Dua hari menjelang nyontreng, sebagai warga negara Indonesia yang berguna bagi nusa dan bangsa, gw belum dapat undangan. Kalo undangan kawinan temen-teman yang ngebet kawin mah banyak. Yang dimaksud undangan buat nyontreng, bo! Masa gw dipaksa buat golput? Ogah, ah!
Yap! Terus terang, gw punya prinsip yang nggak bisa ditawar-tawar lagi. Gw nggak mau ikut-ikutan kayak orang-orang tolol yang punya hak dan kesempatan, tapi nggak dimanfaatkan. Gw nggak mau terpengaruh oleh bujuk syeitan yang mengatatakan, Golput lebih nikmat daripada nggak Golput. Memutuskan buat nggak milih lebih indah daripada membuat negara ini tambah hancur lebur. Lho kok prinsipnya aneh?
Yaiyalah aneh! Katanya cinta bangsa? Katanya pengen berjuang agar Indonesia tetap eksis? Gimana mau menunjukan rasa cinta atau berjuang kalo kita sendiri nggak menggunakan hak kita sebagai warga negara yang baik? Dengan Golput, menurut gw elo sama aja membiarkan Indonesia hancur lebur. Membiarkan Indonesia apa adanya. Kita masuk ke dalam golongan apatis. Ada temen gw yang bilang: "Gw ini Golput. Tapi Golput yang berpikir". Lucu! Mana ada Golput tapi berpikir? Nonsense! Bullshit!
Awalnya kenapa pada H-2 belum terima undangan nyontreng, gw baru ngerti. Ternyata Komite Pemilihan Umum (KPU) masih pusing ngurusin masalah Daftar Pemilih Tetap (DPT). Nggak heran headline berita di koran dan televisi membahas kisruh soal DPT. Allhamdullillah, H-1 gw dapat undangan pernikahan, eh salah, undangan buat nyontreng, ding.
Terus terang, ada kekawatiran dalam sanubari gw. Kenapa? Soalnya, kalo salah pilih Caleg, gw sama aja memasukkan Manusia "nakal" duduk di kursi Legislatif. Sebaliknya, kalo gw nggak nyontreng, gw menutup kesempatan Manusia "bersih" buat memperjuangkan eksistensi Indonesia ini. Bingung dah gw yang ganteng ini. Nggak heran gw kudu lapor dulu ke sang Pencipta. Setelah sholat dhuha, sholat isthikarah, finnally gw beranikan diri buat masuk ke bilik suara dan mencontreng. Terus terang, gw nggak kenal dekat siapa Caleg yang gw contreng. Tapi moga-moga dengan bantuan Tuhan, pilihan gw tepat dan moga-moga gw bisa mempertanggngjawabkan. At least, gw kenal dengan sepak terjang Partai si Caleg itu lah.

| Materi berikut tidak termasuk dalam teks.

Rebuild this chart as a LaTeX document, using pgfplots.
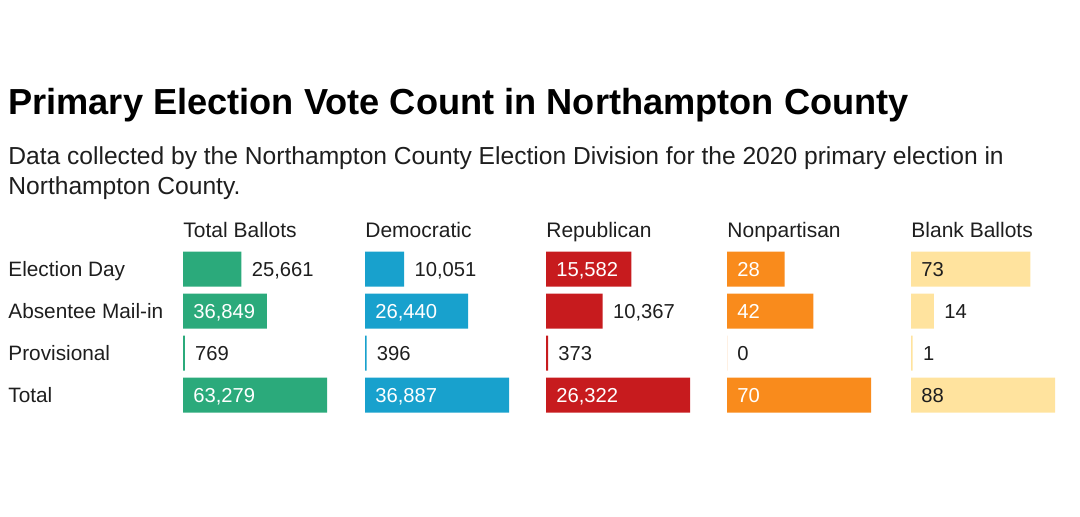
\documentclass[border=0pt]{standalone}
\usepackage{pgfplots}
\pgfplotsset{compat=1.18}
\usepackage{pgfplotstable}
\usepackage{fontspec}
\setmainfont{Liberation Sans}
\definecolor{cgreen}{HTML}{2BAA7B}
\definecolor{cblue}{HTML}{18A1CD}
\definecolor{cred}{HTML}{C71B1E}
\definecolor{corange}{HTML}{F98B1C}
\definecolor{cyellow}{HTML}{FFE39E}
\definecolor{txt}{HTML}{1E1E1E}

% row: 0 Election Day, 1 Absentee Mail-in, 2 Provisional, 3 Total; in: label inside bar
\pgfplotstableread{
row value in
0 25661 0
1 36849 1
2 769 0
3 63279 1
}\tabTotal
\pgfplotstableread{
row value in
0 10051 0
1 26440 1
2 396 0
3 36887 1
}\tabDem
\pgfplotstableread{
row value in
0 15582 1
1 10367 0
2 373 0
3 26322 1
}\tabRep
\pgfplotstableread{
row value in
0 28 1
1 42 1
2 0 0
3 70 1
}\tabNon
\pgfplotstableread{
row value in
0 73 1
1 14 0
2 1 0
3 88 1
}\tabBlank

\pgfplotsset{
  panel/.style={
    scale only axis, width=72pt, height=84pt, anchor=north west,
    xmin=0, ymin=-0.5, ymax=3.5, y dir=reverse, enlargelimits=false,
    axis line style={draw=none}, tick style={draw=none}, major tick length=0pt,
    xtick=\empty, ytick=\empty, clip=false,
    title style={at={(0,1)}, anchor=base west, yshift=-0.5pt, inner sep=0pt,
      font=\fontsize{10.5}{12}\selectfont, text=txt},
    point meta=explicit,
    /pgf/number format/fixed,
    /pgf/number format/precision=0,
    /pgf/number format/1000 sep={,},
    /pgf/number format/assume math mode=true,
  },
  bars/.style={xbar, bar width=17.5pt, bar shift=0pt, draw=none, fill=#1},
  lbl/.style={draw=none, mark=none, nodes near coords,
    nodes near coords style={anchor=west, xshift=5pt, inner sep=0pt,
      text height=0.716em, text depth=0pt,
      font=\fontsize{10.1}{12}\selectfont, text=#1}},
  lblin/.style={lbl=#1, restrict expr to domain={\thisrow{in}}{1:1}},
  lblout/.style={lbl=txt, restrict expr to domain={\thisrow{in}}{0:0}},
}

\begin{document}
\begin{tikzpicture}
\path[use as bounding box] (0,0) rectangle (540pt,258pt);

\node[anchor=base west, inner sep=0pt, text=black, font=\bfseries\fontsize{18.1}{20}\selectfont]
  at (4pt,201pt) {Primary Election Vote Count in Northampton County};
\node[anchor=base west, inner sep=0pt, text=txt, font=\fontsize{12.3}{15}\selectfont]
  at (4pt,176pt) {Data collected by the Northampton County Election Division for the 2020 primary election in};
\node[anchor=base west, inner sep=0pt, text=txt, font=\fontsize{12.3}{15}\selectfont]
  at (4pt,161pt) {Northampton County.};

% Total Ballots
\begin{axis}[panel, at={(91.5pt,134pt)}, xmax=63279, title={Total Ballots},
  ytick={0,1,2,3},
  yticklabels={Election Day,Absentee Mail-in,Provisional,Total},
  yticklabel style={anchor=west, inner sep=0pt, xshift=-87.5pt,
    text height=0.716em, text depth=0pt, font=\fontsize{10.4}{12}\selectfont, text=txt}]
\addplot[bars=cgreen] table[x=value, y=row] {\tabTotal};
\addplot[lblin=white] table[x expr=0, y=row, meta=value] {\tabTotal};
\addplot[lblout] table[x=value, y=row, meta=value] {\tabTotal};
\end{axis}

% Democratic
\begin{axis}[panel, at={(182.5pt,134pt)}, xmax=36887, title={Democratic}]
\addplot[bars=cblue] table[x=value, y=row] {\tabDem};
\addplot[lblin=white] table[x expr=0, y=row, meta=value] {\tabDem};
\addplot[lblout] table[x=value, y=row, meta=value] {\tabDem};
\end{axis}

% Republican
\begin{axis}[panel, at={(273pt,134pt)}, xmax=26322, title={Republican}]
\addplot[bars=cred] table[x=value, y=row] {\tabRep};
\addplot[lblin=white] table[x expr=0, y=row, meta=value] {\tabRep};
\addplot[lblout] table[x=value, y=row, meta=value] {\tabRep};
\end{axis}

% Nonpartisan
\begin{axis}[panel, at={(363.5pt,134pt)}, xmax=70, title={Nonpartisan}]
\addplot[bars=corange] table[x=value, y=row] {\tabNon};
\addplot[lblin=white] table[x expr=0, y=row, meta=value] {\tabNon};
\addplot[lblout] table[x=value, y=row, meta=value] {\tabNon};
\end{axis}

% Blank Ballots
\begin{axis}[panel, at={(455.5pt,134pt)}, xmax=88, title={Blank Ballots}]
\addplot[bars=cyellow] table[x=value, y=row] {\tabBlank};
\addplot[lblin=txt] table[x expr=0, y=row, meta=value] {\tabBlank};
\addplot[lblout] table[x=value, y=row, meta=value] {\tabBlank};
\end{axis}
\end{tikzpicture}
\end{document}
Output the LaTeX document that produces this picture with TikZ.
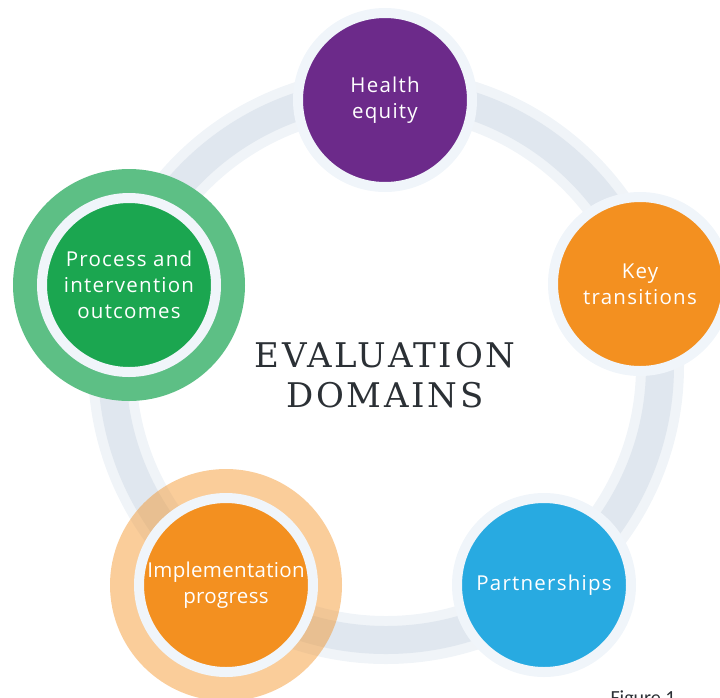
\documentclass[tikz,border=0pt]{standalone}
\usepackage{fontspec}
\setmainfont{Open Sans}
\newfontfamily\lblfont[LetterSpace=6]{Open Sans}
\newfontfamily\lbltight[LetterSpace=1.5]{Open Sans}
\newfontfamily\ttlfont[LetterSpace=8]{DejaVu Serif}
\newfontfamily\capfont{Carlito}
\definecolor{hepurple}{HTML}{6C2A8A}
\definecolor{ktorange}{HTML}{F39020}
\definecolor{ptblue}{HTML}{28AAE1}
\definecolor{pogreen}{HTML}{1BA650}
\definecolor{poring}{HTML}{5DBF85}
\definecolor{halo}{HTML}{F0F5FA}
\definecolor{bandedge}{HTML}{F0F4F8}
\definecolor{band}{HTML}{E0E7EF}
\definecolor{ttlgray}{HTML}{2B3035}
\tikzset{
  dom/.style={circle,inner sep=0pt,minimum size=174pt,draw=halo,line width=10pt,
    text=white,align=center,font=\lblfont\fontsize{20.5}{26}\selectfont},
  purpledom/.style={dom,fill=hepurple},
  orangedom/.style={dom,fill=ktorange},
  bluedom/.style={dom,fill=ptblue},
  greendom/.style={dom,fill=pogreen},
  focusring/.style={circle,inner sep=0pt,minimum size=232pt},
  greenring/.style={focusring,fill=poring},
  orangering/.style={focusring,fill=ktorange,fill opacity=0.45},
  ttl/.style={font=\ttlfont\fontsize{34}{40}\selectfont,text=ttlgray,align=center}
}

\begin{document}
\begin{tikzpicture}[x=1pt,y=-1pt]
  \useasboundingbox (0,0) rectangle (720,697);
  \coordinate (ctr) at (386,366);

  % grey track behind the five domains
  \draw[bandedge,line width=48pt] (ctr) circle[radius=274pt];
  \draw[band,line width=28pt] (ctr) circle[radius=274pt];

  % highlight rings
  \node[greenring] (outring) at (129,285) {};
  \node[orangering] (implring) at (226,585) {};

  \node[purpledom] (equity) at (385,100) {Health\\equity};
  \node[orangedom] (transit) at (640,284) {Key\\transitions};
  \node[bluedom] (partner) at (544,585) {Partnerships};
  % long word, so less tracking
  \node[orangedom,font=\lbltight\fontsize{20.5}{26}\selectfont] (impl) at (226,585) {Implementation\\progress};
  \node[greendom] (outcomes) at (129,285) {Process and\\intervention\\outcomes};

  \node[ttl] (title) at (385,375) {EVALUATION\\DOMAINS};
  \node[font=\capfont\fontsize{20}{24}\selectfont,text=ttlgray,anchor=base west] (figcap) at (607,704) {Figure 1};
\end{tikzpicture}
\end{document}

Mungkin ini Pemilu yang ke-4 yang gw ikut. Beda Pemilu kali ini, gw kayak baca koran di bilik suara. Buat yang milih, pasti ngerti maksud gw. Kertas suara itu, bo! Gede banget! Beberapa menit habis buat membuka kertas dan menutup kertas. Bayangkan kalo si Pemilih itu adalah (maaf) Tuna Netra, pasti butuh waktu lebih kurang 15 menit buat membuka, membaca huruf braille, memilih, dan menutup kertas. Kalikan aja kalo satu orang butuh minimal 10 menit, sementara jumlah Pemilih rata-rata 200-an. Tapi biasanya, Pemilih yang mau mencontreng, lebih dulu melihat papan Caleg yang dipajang, sebelum mendaftar.
Gw nggak jamin apakah satu suara gw bisa memperbaiki Indonesia di lima tahun mendatang. Namun gw yakin 100%, satu suara gw sangat berarti buat Indonesia yang gw cintai ini. Buat gw, nggak ada cara lain buat membantu Indonesia, selain ikut mencontreng dan nggak Golput. Moga-moga Tuhan memaafkan teman-teman gw yang katanya menyatakan diri sebagai Warga Negara Indonesia dan tinggal serta makan-minum di Indonesia ini tapi nggak menggunakan haknya. Amin!